In one sense, that’s reading way too much into the mere fact that Blankfein has brought in his own lawyer. It’s standard operating procedure for corporate executives at companies under investigation to have separate counsel. Consider the example of other alleged villains of the financial meltdown. Richard Fuld of Lehman (LEHKQ.PK), Joseph Cassano of AIG (AIG.N), Angelo Mozilo and David Sambol of Countrywide, John Thain of Merrill Lynch, Kenneth Lewis of Bank of America (BAC.N): They all have their own lawyers, and none of them have faced any criminal charges. Only Mozilo and Sambol even had to answer to the SEC.
She provides a number of examples of other executives doing just that. But…
Nevertheless, Blankfein’s choice of Weingarten is very intriguing. Weingarten is a great lawyer with close ties to the Justice Department, where he once worked in the Public Integrity section, and to Attorney General Eric Holder, whom he actually represented when Congress grilled Holder about President Bill Clinton’s eleven-hour pardon of financier Marc Rich.
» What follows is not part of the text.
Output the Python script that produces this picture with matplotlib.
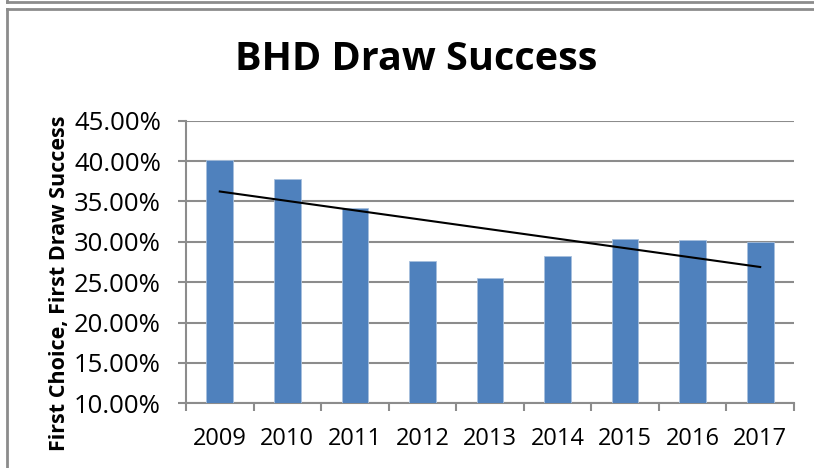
import numpy as np
import matplotlib
matplotlib.use('Agg')
import matplotlib.pyplot as plt
from matplotlib.lines import Line2D
from matplotlib.ticker import FuncFormatter, FixedLocator

plt.rcParams['font.family'] = ['Open Sans', 'DejaVu Sans']

years = ['2009', '2010', '2011', '2012', '2013', '2014', '2015', '2016', '2017']
success = [0.401, 0.378, 0.342, 0.276, 0.255, 0.2825, 0.304, 0.302, 0.300]

fig = plt.figure(figsize=(8.14, 4.68), dpi=100)
ax = fig.add_axes([0.2285, 0.1382, 0.7469, 0.6038])

x = np.arange(len(years))
ax.bar(x, success, width=0.395, color='#4F81BD', edgecolor='#A7C0DE', linewidth=0.6, zorder=3)

# linear trendline (least squares like Excel)
k, b = np.polyfit(x, success, 1)
ax.plot(x, k * x + b, color='black', linewidth=1.5, zorder=4)

ax.set_xlim(-0.5, len(years) - 0.5)
ax.set_ylim(0.10, 0.45)
ax.set_yticks(np.arange(0.10, 0.4501, 0.05))
ax.yaxis.set_major_formatter(FuncFormatter(lambda v, p: '%.2f%%' % (v * 100)))
ax.yaxis.grid(True, color='#8C8C8C', linewidth=1.5, zorder=0)

ax.set_xticks(x)
ax.set_xticklabels(years)
ax.xaxis.set_minor_locator(FixedLocator(np.arange(-0.5, len(years), 1)))
ax.tick_params(axis='x', which='major', length=0, pad=17, labelsize=17)
ax.tick_params(axis='x', which='minor', length=6, width=1.5, color='#8C8C8C', direction='out')
ax.tick_params(axis='y', length=6, width=1.5, color='#8C8C8C', pad=12, labelsize=18.5)

for s in ['top', 'right']:
    ax.spines[s].set_visible(False)
for s in ['left', 'bottom']:
    ax.spines[s].set_color('#8C8C8C')
    ax.spines[s].set_linewidth(1.5)

fig.text(60 / 814, 1 - 283 / 468, 'First Choice, First Draw Success', rotation=90,
         ha='center', va='center', fontsize=15.5, fontweight='bold')
fig.text(416.5 / 814, 1 - 70 / 468, 'BHD Draw Success', ha='center', va='baseline',
         fontsize=28.5, fontweight='bold')

# outer chart frames
fig.add_artist(Line2D([7 / 814, 1], [1 - 1.5 / 468] * 2, color='#8C8C8C', linewidth=2))
fig.add_artist(Line2D([7 / 814, 7 / 814], [1, 1 - 1.5 / 468], color='#8C8C8C', linewidth=2))
fig.add_artist(Line2D([7 / 814, 1], [1 - 8.5 / 468] * 2, color='#8C8C8C', linewidth=2))
fig.add_artist(Line2D([7 / 814, 7 / 814], [0, 1 - 8.5 / 468], color='#8C8C8C', linewidth=2))

fig.savefig('out.png', dpi=100)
Weingarten is not, however, part of the club of white-collar defense counsel who typically get referrals from New York firms like S&C. (That group includes Andrew Levander of Dechert; Mary Jo White of Debevoise & Plimpton; Patricia Hynes of Allen & Overy; and Gary Naftalis of Kramer Levin Naftalis & Frankel, all of whom represent high-profile Wall Streeters in financial crisis cases.)
One white-collar defense lawyer who gets referrals from Wall Street firms told me it could be significant that Blankfein went outside the usual circle, turning to a lawyer best known for his trial work. “For many people, the choice of Reid Weingarten would be unusual to represent someone in a simple interview,” he said. “He’s often retained when an investigation is going to lead to a case that would go to trial.”
Hmmmm…. Okay, I’ll believe it when I see it, but I can dream, can’t I?